PEMILIH PEMULA BERDASARKAN USIA


NO

TAHUN

USIA

1

2014 (Pemilu, 9 April 2014)             

12

13

14

15

16

17

2

2015

13

14

15

16

17

18

3

2016

14

15

16

17

18

19

4

2017

15

16

17

18

19

20

5

2018

16

17

18

19

20

21

6

2019 (Pemilu, 17 April 2019)

17

18

19

20

21

22


Ini menunjukkan bahwa sebenarnya jumlah pemilih pemula pada Pemilu 2019 cukup besar. Bukan hanya mereka yang berusia 17 tahun pada 17 April 2019, tapi juga mereka yang berusia 18, 19, 20, 21, dan 22 tahun pada tanggal tersebut.

Untuk mendesain sosialisasi Pemilu yang tepat, baik metode, pendekatan, maupun substansi bagi pemilih pemula, penyelenggara perlu memahami pandangan, karakter, dan kebutuhan pemilih pemula. Untuk itu, kita dapat menggunakan teori, riset, dan kajian psikologi terkait mereka yang berada pada rentang usia tersebut.

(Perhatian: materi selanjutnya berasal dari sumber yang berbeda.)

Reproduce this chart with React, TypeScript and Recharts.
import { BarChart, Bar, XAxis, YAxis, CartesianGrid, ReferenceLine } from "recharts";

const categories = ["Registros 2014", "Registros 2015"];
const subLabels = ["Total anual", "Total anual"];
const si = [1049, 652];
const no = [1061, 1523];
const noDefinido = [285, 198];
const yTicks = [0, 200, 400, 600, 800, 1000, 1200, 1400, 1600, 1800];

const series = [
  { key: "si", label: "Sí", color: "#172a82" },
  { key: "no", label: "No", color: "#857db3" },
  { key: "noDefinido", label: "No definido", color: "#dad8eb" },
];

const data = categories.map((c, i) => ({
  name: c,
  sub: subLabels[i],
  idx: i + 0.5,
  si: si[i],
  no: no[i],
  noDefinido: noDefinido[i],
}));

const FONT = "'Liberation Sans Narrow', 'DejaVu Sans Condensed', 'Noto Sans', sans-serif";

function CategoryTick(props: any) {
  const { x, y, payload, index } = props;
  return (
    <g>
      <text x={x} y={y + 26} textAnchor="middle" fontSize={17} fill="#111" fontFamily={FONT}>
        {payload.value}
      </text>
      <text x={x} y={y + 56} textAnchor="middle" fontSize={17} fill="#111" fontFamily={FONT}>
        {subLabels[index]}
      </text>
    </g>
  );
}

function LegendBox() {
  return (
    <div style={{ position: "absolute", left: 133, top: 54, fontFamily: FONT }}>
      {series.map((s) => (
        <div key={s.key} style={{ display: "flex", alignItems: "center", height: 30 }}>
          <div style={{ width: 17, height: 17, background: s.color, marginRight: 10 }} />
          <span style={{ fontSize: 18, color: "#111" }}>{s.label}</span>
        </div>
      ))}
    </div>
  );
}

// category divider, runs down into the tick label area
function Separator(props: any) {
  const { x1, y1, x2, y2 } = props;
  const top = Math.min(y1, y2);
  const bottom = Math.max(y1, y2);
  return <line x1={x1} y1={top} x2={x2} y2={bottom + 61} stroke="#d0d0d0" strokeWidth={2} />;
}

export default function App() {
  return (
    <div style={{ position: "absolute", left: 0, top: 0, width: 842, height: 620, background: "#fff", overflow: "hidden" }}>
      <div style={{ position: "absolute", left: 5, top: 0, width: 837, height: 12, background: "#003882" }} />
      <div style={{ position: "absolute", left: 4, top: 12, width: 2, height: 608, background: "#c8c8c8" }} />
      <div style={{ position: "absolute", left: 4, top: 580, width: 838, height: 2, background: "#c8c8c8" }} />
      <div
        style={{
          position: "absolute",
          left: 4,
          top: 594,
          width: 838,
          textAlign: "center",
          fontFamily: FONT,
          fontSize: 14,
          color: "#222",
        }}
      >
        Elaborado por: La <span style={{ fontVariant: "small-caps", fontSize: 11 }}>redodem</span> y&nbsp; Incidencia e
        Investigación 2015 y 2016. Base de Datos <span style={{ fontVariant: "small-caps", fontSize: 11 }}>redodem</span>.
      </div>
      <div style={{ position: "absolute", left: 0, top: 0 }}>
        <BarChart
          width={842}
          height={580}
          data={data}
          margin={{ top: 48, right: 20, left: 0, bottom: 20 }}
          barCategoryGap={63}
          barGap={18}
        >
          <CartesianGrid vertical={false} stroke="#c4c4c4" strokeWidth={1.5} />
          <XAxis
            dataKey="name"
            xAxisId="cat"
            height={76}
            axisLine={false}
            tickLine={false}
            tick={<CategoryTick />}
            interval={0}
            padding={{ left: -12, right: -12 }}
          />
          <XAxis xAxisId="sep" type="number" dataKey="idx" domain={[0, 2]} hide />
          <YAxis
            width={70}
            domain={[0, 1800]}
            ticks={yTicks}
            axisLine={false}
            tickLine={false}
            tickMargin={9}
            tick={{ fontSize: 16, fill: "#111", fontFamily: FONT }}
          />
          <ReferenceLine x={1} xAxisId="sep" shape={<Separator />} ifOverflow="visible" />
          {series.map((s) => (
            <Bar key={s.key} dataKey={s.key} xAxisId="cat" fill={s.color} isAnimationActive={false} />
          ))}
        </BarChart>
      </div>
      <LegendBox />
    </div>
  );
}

Dalam Teori Generasi (Generation Theory), Graeme Codrington & Sue Grant-Marshall, Penguin, (2004), menyebutkan bahwa rentang usia 17 sampai dengan 22 tahun ini, masuk pada kategori generasi Z. Berikut klasifikasi lengkap generasi menurut Generation Theory


TEORI GENERASI


NO

GENERASI

TAHUN LAHIR

USIA PADA TAHUN 2019

1

Generasi Baby Boomer

1946 – 1964

55 – 73 Tahun

2

Generasi X

1965 – 1980

39 – 54 Tahun

3

Generasi Y (Millenial)

1981 – 1994

25 – 38 Tahun

4

Generasi Z (GenerasiNet)

1995 – 2010

09 – 24 Tahun

5

Generasi Alpha

2011 – 2025

00 – 08 Tahun


Seperti disampaikan, mengacu pada Teori Generasi di atas, maka pemilih pemula adalah mereka yang lahir antara tahun 1995 – 2010 atau yang disebut dengan generasi Z, iGeneration, generasi net atau generasi internet. Sebagian generasi Z ini telah mengikuti Pemilu pada tahun 2014 (mereka yang berusia 23 dan 24 tahun).

Karena keunikan karakter ini, berbagai lembaga riset melakukan penelitian terhadap mereka, mulai untuk dunia pemasaran, karir bisnis, hingga politik.  Buku ini mengambil pembelajaran dari sejumlah riset tersebut untuk diterapkan dalam sosialisasi Pemilu untuk pemilih pemula.